How is the absorption of ultraviolet light by DNA and RNA important in the analysis of nucleic acids?

When DNA and RNA molecules are exposed to ultraviolet (UV) light, they absorb the light energy at a specific wavelength of around 260 nm. This process is primarily caused by the presence in their structure of aromatic rings, specifically the nitrogenous bases (adenine, guanine, thymine, cytosine, and uracil). The absorption of UV light can be measured using spectrophotometry, which provides valuable information about the nucleic acids.

The amount of UV light absorbed by a sample at 260 nm can be used to determine the concentration of nucleic acids present. Since the absorbance is directly proportional to the concentration, this provides a simple and quick method to measure the concentration of DNA or RNA in a given sample. For example, a spectrophotometer reading (absorbance) of 1 corresponds to a concentration of 50 µg/mL of double-stranded DNA or 40 µg/mL of RNA.

Apart from determining the concentration of nucleic acids, the absorption of UV light can also be used to assess their purity. In biological samples, contaminants such as proteins, phenols, or solvents might also absorb UV light at different wavelengths. By measuring the absorbance at both 260 nm and 280 nm (the wavelength where proteins absorb) and calculating the ratio A260/A280, the purity of the sample can be estimated. A ratio of ~1.8 indicates pure DNA, while a ratio of ~2.0 indicates pure RNA.

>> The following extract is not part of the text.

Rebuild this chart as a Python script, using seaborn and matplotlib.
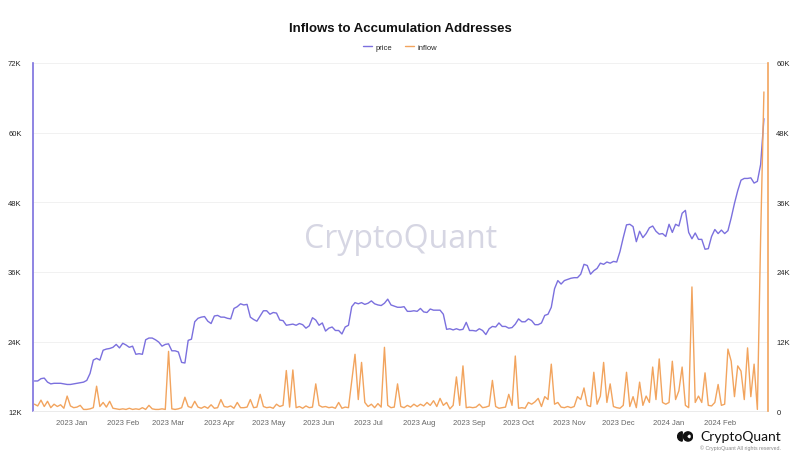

In addition to concentration and purity assessment, the absorption of UV light by nucleic acids allows for the study of their structure and function. Changes in the UV absorption can be observed in different states of the nucleic acids, such as single-stranded, double-stranded or triple-stranded conformations, or when they are involved in interactions with other molecules (e.g., proteins or ligands). These changes can be used to analyze folding, conformational changes, and binding events of nucleic acids. In conclusion, the absorption of ultraviolet light by DNA and RNA is important in the analysis of nucleic acids as it allows for determining the concentration, purity assessment, and studying the structure and function of these biological molecules.